Some might dismiss this merely as an instance of lazy p.r. tradecraft, and the consultant who "plagiarized" his own talking points has been fired for it. But it tells us nothing about Burke that distinguishes her from any other major gubernatorial candidate in the country.

And — whoops, wait, sorry. Brian Beutler, in an unusual dismissal of policy in what used to be one of the country's most important policy outlets, wrote that last paragraph for The New Republic last week. I just copied and pasted it here for the hell of it. He's right that it doesn't necessarily tell us much about Burke personally.

Beutler and other apologists argue this is more like "message discipline working a little bit too well," saying it's something less than a major speech or a thesis being plagiarized. He isn't alone; on Twitter, others in both parties (depending mostly on whose candidate has been caught) laugh off Andrew's findings.

There are two answers to this. First, that plagiarism is an act of dishonesty. It misleads the reader. It presents information, possibly left unchecked and free from its original context, as good. This is a standard we have for journalists — it's a standard we have for high school students.

Otherwise, why post issues pages at all? Why put together jobs plans and health care plans? Why make them 35 pages long? This isn't sixth period history class — no one requires candidates to do these things. Candidates do this to indicate that they have ideas, and ideally to commit to them; the plagiarism suggests, similarly, that they actually don't.

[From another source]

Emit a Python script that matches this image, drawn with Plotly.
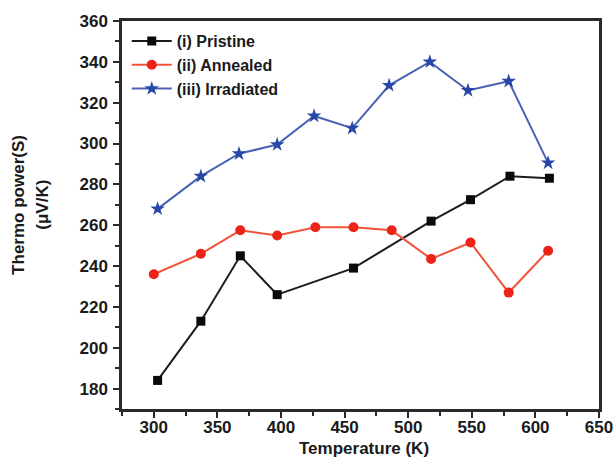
import plotly.graph_objects as go

# Thermo power vs temperature for three sample conditions
temp_pristine = [303, 337, 368, 397, 457, 518, 549, 580, 611]
s_pristine = [184, 213, 245, 226, 239, 262, 272.5, 284, 283]

temp_annealed = [300, 337, 368, 397, 427, 457, 487, 518, 549, 579, 610]
s_annealed = [236, 246, 257.5, 255, 259, 259, 257.5, 243.5, 251.5, 227, 247.5]

temp_irradiated = [303, 337, 367, 397, 426, 456, 485, 517, 547, 579, 610]
s_irradiated = [268, 284, 295, 299.5, 313.5, 307.5, 328.5, 340, 326, 330.5, 290.5]

x_ticks = [300, 350, 400, 450, 500, 550, 600, 650]
y_ticks = [180, 200, 220, 240, 260, 280, 300, 320, 340, 360]

FONT = "Liberation Sans, Arial, sans-serif"
INK = "#1a1a1a"

fig = go.Figure()
fig.add_trace(go.Scatter(
    x=temp_pristine, y=s_pristine, mode="lines+markers", name="(i) Pristine",
    line=dict(color="#1c1c1c", width=2),
    marker=dict(symbol="square", size=9, color="#0a0a0a"),
))
fig.add_trace(go.Scatter(
    x=temp_annealed, y=s_annealed, mode="lines+markers", name="(ii) Annealed",
    line=dict(color="#f0553c", width=2),
    marker=dict(symbol="circle", size=10, color="#ec2418"),
))
fig.add_trace(go.Scatter(
    x=temp_irradiated, y=s_irradiated, mode="lines+markers", name="(iii) Irradiated",
    line=dict(color="#4a62b4", width=2),
    marker=dict(symbol="star", size=11, color="#2747a6"),
))

axis_common = dict(
    showgrid=False, zeroline=False, showline=True, linecolor="#2a2a2a",
    linewidth=2.5, mirror=True, ticks="outside", ticklen=6, tickwidth=2,
    tickcolor="#2a2a2a", automargin=False,
    tickfont=dict(family=FONT, size=17, color=INK, weight="bold"),
)

fig.update_xaxes(
    range=[275, 650], tickvals=x_ticks, ticklabelstandoff=-5,
    minor=dict(dtick=25, ticks="outside", ticklen=4, tickwidth=2, tickcolor="#2a2a2a"),
    **axis_common,
)
fig.update_yaxes(
    range=[170, 360], tickvals=y_ticks, ticklabelstandoff=2,
    minor=dict(dtick=10, ticks="outside", ticklen=4, tickwidth=2, tickcolor="#2a2a2a"),
    **axis_common,
)

# axis labels
title_font = dict(family=FONT, size=17, color=INK, weight="bold")
fig.add_annotation(
    text="Temperature (K)", xref="paper", yref="paper",
    x=0.508, y=-0.102, xanchor="center", yanchor="middle",
    showarrow=False, font=title_font,
)
for text, xpos in (("Thermo power(S)", -0.216), ("(μV/K)", -0.166)):
    fig.add_annotation(
        text=text, xref="paper", yref="paper",
        x=xpos, y=0.526, xanchor="center", yanchor="middle",
        showarrow=False, textangle=-90, font=title_font,
    )

fig.update_layout(
    width=615, height=459,
    margin=dict(l=122, r=16, t=21, b=50),
    paper_bgcolor="white", plot_bgcolor="white",
    showlegend=True,
    legend=dict(
        x=0.01, y=0.992, xanchor="left", yanchor="top",
        bgcolor="rgba(0,0,0,0)", itemwidth=40, tracegroupgap=0,
        font=dict(family=FONT, size=16, color=INK, weight="bold"),
    ),
)

fig.write_html("out.html")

This indulges the worst of political hackery. It's based, often, on a spoken or unspoken view that the press and the people don't really care about policy or campaign policy commitments. And this is a particularly bizarre time to make that argument: The Obama administration has been shaped by huge fights over policy — health care, immigration, coal and fracking and emissions — and many of those originated with commitments Obama made during his 2008 campaign.